## Given entries
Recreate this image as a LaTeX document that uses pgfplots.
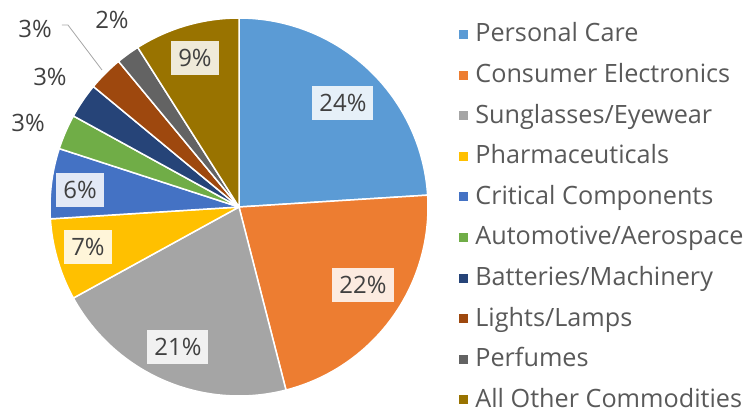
\documentclass[border=0pt]{standalone}
\usepackage{fontspec}
\setmainfont{Open Sans}
\usepackage{pgfplots}
\pgfplotsset{compat=1.18}
\definecolor{c1}{HTML}{5B9BD5}
\definecolor{c2}{HTML}{ED7D31}
\definecolor{c3}{HTML}{A5A5A5}
\definecolor{c4}{HTML}{FFC000}
\definecolor{c5}{HTML}{4472C4}
\definecolor{c6}{HTML}{70AD47}
\definecolor{c7}{HTML}{264478}
\definecolor{c8}{HTML}{9E480E}
\definecolor{c9}{HTML}{636363}
\definecolor{c10}{HTML}{997300}
\definecolor{legtext}{HTML}{595959}
\definecolor{labtext}{HTML}{404040}
\begin{document}
\begin{tikzpicture}[
  lab/.style={fill=white, fill opacity=0.85, text opacity=1, inner xsep=7bp, inner ysep=8bp,
    text=labtext, font=\fontsize{24}{29}\selectfont},
  olab/.style={text=labtext, inner sep=0pt, font=\fontsize{24}{29}\selectfont}]
\begin{axis}[
  width=754bp, height=414bp, scale only axis,
  xmin=-1.26455, xmax=2.72487, ymin=-1.09524, ymax=1.09524,
  hide axis, clip=false,
  every axis plot/.append style={draw=white, line width=1.5bp, line join=round},
  legend image code/.code={\fill[#1,draw=none] (0bp,-4.5bp) rectangle (9bp,4.5bp);},
  legend cell align=left,
  legend style={at={(axis description cs:0.609,0.945)}, anchor=north west,
    draw=none, fill=none, inner sep=0pt, row sep=17.6bp, column sep=3bp,
    font=\fontsize{25.3}{29}\selectfont, text=legtext,
    nodes={inner xsep=4bp, inner ysep=0pt, text height=19bp, text depth=4bp}},
]
% slices: domain = cumulative percentage range
\addplot[fill=c1, domain=0:24, samples=80, variable=\t] ({sin(3.6*\t)},{cos(3.6*\t)}) -- (axis cs:0,0) -- cycle;
\addplot[fill=c2, domain=24:46, samples=80, variable=\t] ({sin(3.6*\t)},{cos(3.6*\t)}) -- (axis cs:0,0) -- cycle;
\addplot[fill=c3, domain=46:67, samples=80, variable=\t] ({sin(3.6*\t)},{cos(3.6*\t)}) -- (axis cs:0,0) -- cycle;
\addplot[fill=c4, domain=67:74, samples=40, variable=\t] ({sin(3.6*\t)},{cos(3.6*\t)}) -- (axis cs:0,0) -- cycle;
\addplot[fill=c5, domain=74:80, samples=40, variable=\t] ({sin(3.6*\t)},{cos(3.6*\t)}) -- (axis cs:0,0) -- cycle;
\addplot[fill=c6, domain=80:83, samples=30, variable=\t] ({sin(3.6*\t)},{cos(3.6*\t)}) -- (axis cs:0,0) -- cycle;
\addplot[fill=c7, domain=83:86, samples=30, variable=\t] ({sin(3.6*\t)},{cos(3.6*\t)}) -- (axis cs:0,0) -- cycle;
\addplot[fill=c8, domain=86:89, samples=30, variable=\t] ({sin(3.6*\t)},{cos(3.6*\t)}) -- (axis cs:0,0) -- cycle;
\addplot[fill=c9, domain=89:91, samples=30, variable=\t] ({sin(3.6*\t)},{cos(3.6*\t)}) -- (axis cs:0,0) -- cycle;
\addplot[fill=c10, domain=91:100, samples=50, variable=\t] ({sin(3.6*\t)},{cos(3.6*\t)}) -- (axis cs:0,0) -- cycle;
\legend{Personal Care, Consumer Electronics, Sunglasses/Eyewear, Pharmaceuticals,
  Critical Components, Automotive/Aerospace, Batteries/Machinery, Lights/Lamps,
  Perfumes, All Other Commodities}
% leader line
\addplot[forget plot, draw=gray!70, line width=0.8bp] coordinates {(-0.937,0.963) (-0.905,0.963) (-0.725,0.725)};
% data labels
\node[lab] at (axis cs:0.550,0.550) {24\%};
\node[lab] at (axis cs:0.656,-0.413) {22\%};
\node[lab] at (axis cs:-0.323,-0.741) {21\%};
\node[lab] at (axis cs:-0.799,-0.212) {7\%};
\node[lab] at (axis cs:-0.841,0.090) {6\%};
\node[lab] at (axis cs:-0.233,0.788) {9\%};
\node[olab] at (axis cs:-1.116,0.444) {3\%};
\node[olab] at (axis cs:-1.000,0.688) {3\%};
\node[olab] at (axis cs:-1.079,0.942) {3\%};
\node[olab] at (axis cs:-0.672,0.989) {2\%};
\end{axis}
\pgfresetboundingbox
\path (current axis.south west) rectangle (current axis.north east);
\end{tikzpicture}
\end{document}
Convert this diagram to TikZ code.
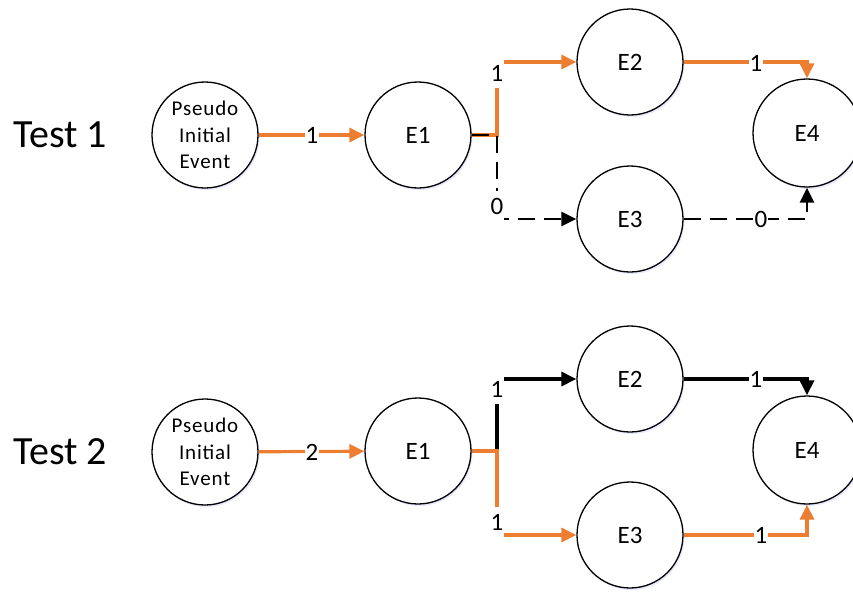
\documentclass[tikz,border=0pt]{standalone}
\usepackage{fontspec}
\setmainfont{Carlito}
\usetikzlibrary{arrows.meta,shadows}
\definecolor{orng}{HTML}{ED7D31}
\begin{document}
\begin{tikzpicture}[x=1pt,y=-1pt,
  ev/.style={circle,draw=black,line width=1.3pt,fill=white,minimum size=106pt,inner sep=0pt,
    font=\fontsize{25}{30}\selectfont,
    general shadow={fill=blue!9,shadow xshift=1.5pt,shadow yshift=-2pt}},
  pseudo/.style={ev,align=center,font=\fontsize{21}{26.5}\selectfont\addfontfeatures{LetterSpace=4}},
  testlab/.style={font=\fontsize{40}{46}\selectfont,inner sep=0pt},
  lab/.style={fill=white,inner sep=0pt,minimum width=14pt,minimum height=30pt,font=\fontsize{25}{30}\selectfont},
  olink/.style={draw=orng,line width=3.2pt},
  blink/.style={draw=black,line width=3.2pt},
  dlink/.style={draw=black,line width=2.4pt,dash pattern=on 17pt off 9pt},
  arr/.style={-{Triangle[length=15pt,width=14pt]}}
]
\useasboundingbox (0,0) rectangle (853,592);

% ---------- Test 1 ----------
\node[testlab] (t1) at (60,135) {Test 1};
\node[pseudo] (p1) at (205,135) {Pseudo\\Initial\\Event};
\node[ev] (e1) at (418,135) {E1};
\node[ev] (e2) at (630,62) {E2};
\node[ev] (e3) at (630,219) {E3};
\node[ev,minimum size=108pt] (e4) at (807,133) {E4};
\coordinate (b1) at (497,135);

\draw[olink,arr] (p1) -- (e1);
\draw[olink,arr] (e1.east) -- (b1) |- (e2.west);
\draw[dlink,arr] (e1.east) -- (b1) |- (e3.west);
\draw[olink,arr] (e2.east) -| (e4.north);
\draw[dlink,arr] (e3.east) -| (e4.south);

\node[lab] (l1a) at (312,135) {1};
\node[lab] (l1b) at (497,73) {1};
\node[lab] (l1c) at (497,206) {0};
\node[lab] (l1d) at (756,63) {1};
\node[lab] (l1e) at (761,219) {0};

% ---------- Test 2 ----------
\node[testlab] (t2) at (60,452) {Test 2};
\node[pseudo] (p2) at (205,452) {Pseudo\\Initial\\Event};
\node[ev] (f1) at (418,451) {E1};
\node[ev] (f2) at (630,379) {E2};
\node[ev] (f3) at (630,535) {E3};
\node[ev,minimum size=108pt] (f4) at (807,450) {E4};
\coordinate (b2) at (497,451);

\draw[olink,arr] (p2) -- (f1);
\draw[blink,arr] (f1.east) -- (b2) |- (f2.west);
\draw[olink,arr] (f1.east) -- (b2) |- (f3.west);
\draw[blink,arr] (f2.east) -| (f4.north);
\draw[olink,arr] (f3.east) -| (f4.south);

\node[lab] (l2a) at (312,452) {2};
\node[lab] (l2b) at (497,389) {1};
\node[lab] (l2c) at (497,522) {1};
\node[lab] (l2d) at (756,379) {1};
\node[lab] (l2e) at (761,535) {1};
\end{tikzpicture}
\end{document}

## What needs to be done
Copy every record above exactly, leaving out the pictures.

## The response
Recreate this image as a LaTeX document that uses pgfplots.
\documentclass[border=0pt]{standalone}
\usepackage{fontspec}
\setmainfont{Open Sans}
\usepackage{pgfplots}
\pgfplotsset{compat=1.18}
\definecolor{c1}{HTML}{5B9BD5}
\definecolor{c2}{HTML}{ED7D31}
\definecolor{c3}{HTML}{A5A5A5}
\definecolor{c4}{HTML}{FFC000}
\definecolor{c5}{HTML}{4472C4}
\definecolor{c6}{HTML}{70AD47}
\definecolor{c7}{HTML}{264478}
\definecolor{c8}{HTML}{9E480E}
\definecolor{c9}{HTML}{636363}
\definecolor{c10}{HTML}{997300}
\definecolor{legtext}{HTML}{595959}
\definecolor{labtext}{HTML}{404040}
\begin{document}
\begin{tikzpicture}[
  lab/.style={fill=white, fill opacity=0.85, text opacity=1, inner xsep=7bp, inner ysep=8bp,
    text=labtext, font=\fontsize{24}{29}\selectfont},
  olab/.style={text=labtext, inner sep=0pt, font=\fontsize{24}{29}\selectfont}]
\begin{axis}[
  width=754bp, height=414bp, scale only axis,
  xmin=-1.26455, xmax=2.72487, ymin=-1.09524, ymax=1.09524,
  hide axis, clip=false,
  every axis plot/.append style={draw=white, line width=1.5bp, line join=round},
  legend image code/.code={\fill[#1,draw=none] (0bp,-4.5bp) rectangle (9bp,4.5bp);},
  legend cell align=left,
  legend style={at={(axis description cs:0.609,0.945)}, anchor=north west,
    draw=none, fill=none, inner sep=0pt, row sep=17.6bp, column sep=3bp,
    font=\fontsize{25.3}{29}\selectfont, text=legtext,
    nodes={inner xsep=4bp, inner ysep=0pt, text height=19bp, text depth=4bp}},
]
% slices: domain = cumulative percentage range
\addplot[fill=c1, domain=0:24, samples=80, variable=\t] ({sin(3.6*\t)},{cos(3.6*\t)}) -- (axis cs:0,0) -- cycle;
\addplot[fill=c2, domain=24:46, samples=80, variable=\t] ({sin(3.6*\t)},{cos(3.6*\t)}) -- (axis cs:0,0) -- cycle;
\addplot[fill=c3, domain=46:67, samples=80, variable=\t] ({sin(3.6*\t)},{cos(3.6*\t)}) -- (axis cs:0,0) -- cycle;
\addplot[fill=c4, domain=67:74, samples=40, variable=\t] ({sin(3.6*\t)},{cos(3.6*\t)}) -- (axis cs:0,0) -- cycle;
\addplot[fill=c5, domain=74:80, samples=40, variable=\t] ({sin(3.6*\t)},{cos(3.6*\t)}) -- (axis cs:0,0) -- cycle;
\addplot[fill=c6, domain=80:83, samples=30, variable=\t] ({sin(3.6*\t)},{cos(3.6*\t)}) -- (axis cs:0,0) -- cycle;
\addplot[fill=c7, domain=83:86, samples=30, variable=\t] ({sin(3.6*\t)},{cos(3.6*\t)}) -- (axis cs:0,0) -- cycle;
\addplot[fill=c8, domain=86:89, samples=30, variable=\t] ({sin(3.6*\t)},{cos(3.6*\t)}) -- (axis cs:0,0) -- cycle;
\addplot[fill=c9, domain=89:91, samples=30, variable=\t] ({sin(3.6*\t)},{cos(3.6*\t)}) -- (axis cs:0,0) -- cycle;
\addplot[fill=c10, domain=91:100, samples=50, variable=\t] ({sin(3.6*\t)},{cos(3.6*\t)}) -- (axis cs:0,0) -- cycle;
\legend{Personal Care, Consumer Electronics, Sunglasses/Eyewear, Pharmaceuticals,
  Critical Components, Automotive/Aerospace, Batteries/Machinery, Lights/Lamps,
  Perfumes, All Other Commodities}
% leader line
\addplot[forget plot, draw=gray!70, line width=0.8bp] coordinates {(-0.937,0.963) (-0.905,0.963) (-0.725,0.725)};
% data labels
\node[lab] at (axis cs:0.550,0.550) {24\%};
\node[lab] at (axis cs:0.656,-0.413) {22\%};
\node[lab] at (axis cs:-0.323,-0.741) {21\%};
\node[lab] at (axis cs:-0.799,-0.212) {7\%};
\node[lab] at (axis cs:-0.841,0.090) {6\%};
\node[lab] at (axis cs:-0.233,0.788) {9\%};
\node[olab] at (axis cs:-1.116,0.444) {3\%};
\node[olab] at (axis cs:-1.000,0.688) {3\%};
\node[olab] at (axis cs:-1.079,0.942) {3\%};
\node[olab] at (axis cs:-0.672,0.989) {2\%};
\end{axis}
\pgfresetboundingbox
\path (current axis.south west) rectangle (current axis.north east);
\end{tikzpicture}
\end{document}
Convert this diagram to TikZ code.
\documentclass[tikz,border=0pt]{standalone}
\usepackage{fontspec}
\setmainfont{Carlito}
\usetikzlibrary{arrows.meta,shadows}
\definecolor{orng}{HTML}{ED7D31}
\begin{document}
\begin{tikzpicture}[x=1pt,y=-1pt,
  ev/.style={circle,draw=black,line width=1.3pt,fill=white,minimum size=106pt,inner sep=0pt,
    font=\fontsize{25}{30}\selectfont,
    general shadow={fill=blue!9,shadow xshift=1.5pt,shadow yshift=-2pt}},
  pseudo/.style={ev,align=center,font=\fontsize{21}{26.5}\selectfont\addfontfeatures{LetterSpace=4}},
  testlab/.style={font=\fontsize{40}{46}\selectfont,inner sep=0pt},
  lab/.style={fill=white,inner sep=0pt,minimum width=14pt,minimum height=30pt,font=\fontsize{25}{30}\selectfont},
  olink/.style={draw=orng,line width=3.2pt},
  blink/.style={draw=black,line width=3.2pt},
  dlink/.style={draw=black,line width=2.4pt,dash pattern=on 17pt off 9pt},
  arr/.style={-{Triangle[length=15pt,width=14pt]}}
]
\useasboundingbox (0,0) rectangle (853,592);

% ---------- Test 1 ----------
\node[testlab] (t1) at (60,135) {Test 1};
\node[pseudo] (p1) at (205,135) {Pseudo\\Initial\\Event};
\node[ev] (e1) at (418,135) {E1};
\node[ev] (e2) at (630,62) {E2};
\node[ev] (e3) at (630,219) {E3};
\node[ev,minimum size=108pt] (e4) at (807,133) {E4};
\coordinate (b1) at (497,135);

\draw[olink,arr] (p1) -- (e1);
\draw[olink,arr] (e1.east) -- (b1) |- (e2.west);
\draw[dlink,arr] (e1.east) -- (b1) |- (e3.west);
\draw[olink,arr] (e2.east) -| (e4.north);
\draw[dlink,arr] (e3.east) -| (e4.south);

\node[lab] (l1a) at (312,135) {1};
\node[lab] (l1b) at (497,73) {1};
\node[lab] (l1c) at (497,206) {0};
\node[lab] (l1d) at (756,63) {1};
\node[lab] (l1e) at (761,219) {0};

% ---------- Test 2 ----------
\node[testlab] (t2) at (60,452) {Test 2};
\node[pseudo] (p2) at (205,452) {Pseudo\\Initial\\Event};
\node[ev] (f1) at (418,451) {E1};
\node[ev] (f2) at (630,379) {E2};
\node[ev] (f3) at (630,535) {E3};
\node[ev,minimum size=108pt] (f4) at (807,450) {E4};
\coordinate (b2) at (497,451);

\draw[olink,arr] (p2) -- (f1);
\draw[blink,arr] (f1.east) -- (b2) |- (f2.west);
\draw[olink,arr] (f1.east) -- (b2) |- (f3.west);
\draw[blink,arr] (f2.east) -| (f4.north);
\draw[olink,arr] (f3.east) -| (f4.south);

\node[lab] (l2a) at (312,452) {2};
\node[lab] (l2b) at (497,389) {1};
\node[lab] (l2c) at (497,522) {1};
\node[lab] (l2d) at (756,379) {1};
\node[lab] (l2e) at (761,535) {1};
\end{tikzpicture}
\end{document}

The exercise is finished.